UPDATE: 11:30am– The six jurors have been selected! When it comes time to deliberate, only a simple majority (4 of 6) is required to reach a verdict in this case. Court in now in recess for Lunch. Will resume at 12:45
UPDATE: 10:45am– Jury selection still ongoing. Alec’s lawyer has asked the jury pool questions about who they think is responsible for protecting the public commons that we all depend on (the government? the people? corporations?), and how they feel about climate change. Can humans influence climate long term? He has also asked if they have ever been so concerned about an issue that they took action to do something about it. What kinds of actions would be justified?
UPDATE: 9:15am, jury selection has begun.
Tar Sands Blockader Alec, “Climate hawk” Johnson argues threats of climate change and environmental harm justify his actions
ATOKA, OK –Thursday, October 23, 2014, 9:00AM— Alec Johnson, a 62 year old man arrested last year for disrupting construction of the Keystone XL pipeline, attempts to make US history today by becoming the first to argue before a jury that he was justified in breaking the law to prevent the urgent threat of climate change. His defense is introducing a commanding consensus of climate science, including that of renowned climate scientist Dr. James Hansen who has prepared written testimony for the consideration of the court, and will make clear that effective action to address the climate crisis is urgent, imminently harmful to living things, and can no longer be delayed.

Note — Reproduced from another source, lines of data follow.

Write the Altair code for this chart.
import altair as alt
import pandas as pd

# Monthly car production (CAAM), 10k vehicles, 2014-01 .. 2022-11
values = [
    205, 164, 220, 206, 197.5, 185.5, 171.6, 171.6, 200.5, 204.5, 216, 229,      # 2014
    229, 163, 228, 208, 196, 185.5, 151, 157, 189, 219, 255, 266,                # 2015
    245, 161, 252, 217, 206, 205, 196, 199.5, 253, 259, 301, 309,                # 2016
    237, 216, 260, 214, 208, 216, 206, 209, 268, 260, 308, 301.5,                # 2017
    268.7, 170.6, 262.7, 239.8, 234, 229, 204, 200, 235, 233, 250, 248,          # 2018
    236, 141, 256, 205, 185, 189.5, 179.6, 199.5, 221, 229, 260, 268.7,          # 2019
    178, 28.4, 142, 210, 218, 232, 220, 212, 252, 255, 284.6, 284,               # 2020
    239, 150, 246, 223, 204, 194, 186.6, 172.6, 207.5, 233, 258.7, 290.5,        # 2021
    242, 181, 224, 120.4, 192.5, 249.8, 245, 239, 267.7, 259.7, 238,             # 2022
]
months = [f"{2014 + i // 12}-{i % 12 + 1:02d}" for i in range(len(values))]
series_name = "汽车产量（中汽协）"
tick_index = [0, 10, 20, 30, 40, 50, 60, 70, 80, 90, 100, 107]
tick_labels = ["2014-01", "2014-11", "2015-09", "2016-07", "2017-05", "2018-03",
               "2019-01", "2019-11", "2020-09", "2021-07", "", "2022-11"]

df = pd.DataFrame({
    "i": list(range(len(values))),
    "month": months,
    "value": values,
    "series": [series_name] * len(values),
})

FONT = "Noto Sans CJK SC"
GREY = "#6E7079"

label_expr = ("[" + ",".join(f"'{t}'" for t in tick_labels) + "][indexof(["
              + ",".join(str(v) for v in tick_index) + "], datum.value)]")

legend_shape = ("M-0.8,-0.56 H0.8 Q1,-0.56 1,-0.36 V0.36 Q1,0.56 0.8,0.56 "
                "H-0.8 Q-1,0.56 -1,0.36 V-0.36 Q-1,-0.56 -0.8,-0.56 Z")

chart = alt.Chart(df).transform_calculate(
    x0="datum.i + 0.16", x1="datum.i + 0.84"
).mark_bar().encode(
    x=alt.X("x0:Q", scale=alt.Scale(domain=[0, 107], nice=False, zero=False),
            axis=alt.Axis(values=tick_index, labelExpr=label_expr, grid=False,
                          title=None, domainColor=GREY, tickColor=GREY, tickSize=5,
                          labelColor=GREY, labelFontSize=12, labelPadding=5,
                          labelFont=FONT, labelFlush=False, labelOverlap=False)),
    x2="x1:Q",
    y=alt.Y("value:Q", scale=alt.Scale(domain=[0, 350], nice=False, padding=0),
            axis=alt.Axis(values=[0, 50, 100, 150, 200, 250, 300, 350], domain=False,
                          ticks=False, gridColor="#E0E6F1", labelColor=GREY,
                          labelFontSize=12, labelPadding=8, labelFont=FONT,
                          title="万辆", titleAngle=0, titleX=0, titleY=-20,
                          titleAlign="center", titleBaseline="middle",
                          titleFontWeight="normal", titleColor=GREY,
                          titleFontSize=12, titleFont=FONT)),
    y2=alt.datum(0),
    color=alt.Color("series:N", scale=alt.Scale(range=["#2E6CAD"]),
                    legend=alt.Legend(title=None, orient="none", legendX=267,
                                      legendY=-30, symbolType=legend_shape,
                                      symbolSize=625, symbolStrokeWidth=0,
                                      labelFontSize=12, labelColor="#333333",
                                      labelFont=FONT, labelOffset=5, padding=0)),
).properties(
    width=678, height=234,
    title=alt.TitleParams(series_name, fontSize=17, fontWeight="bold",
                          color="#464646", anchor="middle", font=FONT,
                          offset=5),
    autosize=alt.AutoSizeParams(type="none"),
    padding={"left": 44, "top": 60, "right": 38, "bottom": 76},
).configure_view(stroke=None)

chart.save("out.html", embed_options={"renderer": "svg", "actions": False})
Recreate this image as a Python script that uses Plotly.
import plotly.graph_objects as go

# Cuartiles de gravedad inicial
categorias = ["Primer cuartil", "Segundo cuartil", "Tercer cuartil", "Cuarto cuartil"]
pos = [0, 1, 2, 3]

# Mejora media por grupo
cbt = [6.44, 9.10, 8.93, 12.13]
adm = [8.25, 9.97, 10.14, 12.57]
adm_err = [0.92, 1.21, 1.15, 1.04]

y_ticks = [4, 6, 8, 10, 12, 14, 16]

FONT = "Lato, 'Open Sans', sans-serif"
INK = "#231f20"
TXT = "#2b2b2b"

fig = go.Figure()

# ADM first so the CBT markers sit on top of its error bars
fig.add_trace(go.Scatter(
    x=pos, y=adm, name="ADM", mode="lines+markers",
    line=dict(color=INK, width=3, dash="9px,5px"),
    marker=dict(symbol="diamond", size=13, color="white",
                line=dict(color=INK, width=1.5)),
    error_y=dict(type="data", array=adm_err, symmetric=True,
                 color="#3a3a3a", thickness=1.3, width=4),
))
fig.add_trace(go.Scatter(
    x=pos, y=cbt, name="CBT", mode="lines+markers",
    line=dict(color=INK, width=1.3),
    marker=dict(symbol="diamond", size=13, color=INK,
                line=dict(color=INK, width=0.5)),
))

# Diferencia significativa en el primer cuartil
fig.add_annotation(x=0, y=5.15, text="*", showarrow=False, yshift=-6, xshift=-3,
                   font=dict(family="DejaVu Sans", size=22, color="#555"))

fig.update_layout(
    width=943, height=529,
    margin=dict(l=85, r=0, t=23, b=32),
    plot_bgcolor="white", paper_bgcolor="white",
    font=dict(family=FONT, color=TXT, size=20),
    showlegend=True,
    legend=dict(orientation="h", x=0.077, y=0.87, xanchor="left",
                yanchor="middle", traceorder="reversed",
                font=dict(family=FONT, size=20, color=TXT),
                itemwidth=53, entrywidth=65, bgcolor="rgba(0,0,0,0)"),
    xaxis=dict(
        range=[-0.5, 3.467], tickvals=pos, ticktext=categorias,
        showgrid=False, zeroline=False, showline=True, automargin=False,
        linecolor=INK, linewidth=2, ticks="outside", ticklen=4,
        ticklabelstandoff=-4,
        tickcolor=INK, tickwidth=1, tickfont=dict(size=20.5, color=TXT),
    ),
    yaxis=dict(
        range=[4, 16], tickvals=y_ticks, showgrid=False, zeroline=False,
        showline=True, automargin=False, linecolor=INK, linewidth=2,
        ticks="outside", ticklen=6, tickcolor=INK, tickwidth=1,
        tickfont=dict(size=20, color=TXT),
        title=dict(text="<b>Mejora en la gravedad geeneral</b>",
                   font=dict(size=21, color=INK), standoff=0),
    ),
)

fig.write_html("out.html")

“The Keystone XL pipeline is a clear threat to our children’s future,” Mr. Johnson stated while addressing a crowd of supporters before entering the courthouse. “The fact that the southern leg of KXL was approved in Oklahoma and Texas represents a stark failure by federal, state, and local government to protect the atmosphere that belongs in common to the world’s people. Today I am defending our right to life, which depends on a habitable atmosphere, and in doing so I’m acting to protect that right for future generations.”
On April 22, 2013, Alec Johnson disrupted construction of the Keystone XL pipeline near Tushka, Oklahoma by chaining himself to heavy equipment and effectively halting work. Eventually the police were called and he was removed from the site and arrested. Now, more than a year after his arrest, Mr. Johnson presents his defense to an Atoka County jury. If convicted he faces up to two years in prison. To avoid that fate Mr. Johnson must convince the jury that enforcing future generation’s rights to a stable climate and livable environment is not a crime. This kind of ‘necessity’ defense rooted in climate justice could have national implications for the growing movement of resistance to the fossil fuel industry across the US.
“The necessity defense allows the defendant to inform the jury of the reasons he risked his liberty and faced arrest in order to prevent a greater harm to the public interest,” explains attorney Lauren Regan, executive director of the Civil Liberties Defense Center. “As more and more Americans feel compelled to take action to prevent catastrophic climate disaster, the Courts will likely see this defense with increasing frequency.”
Trial proceedings are expected to carry on throughout most of today and potentially continue tomorrow. Mr. Johnson is facing two counts of a misdemeanor obstruction charge. A six person jury will deliberate on the two charges, requiring only a simple majority (at least four votes) to reach a verdict.
“As the father of two daughters, the threat that climate change poses to their future has become a defining commitment in my life,” said Mr. Johnson. “The debt we owe our ancestors we repay by looking after our children; it’s a sacred obligation.”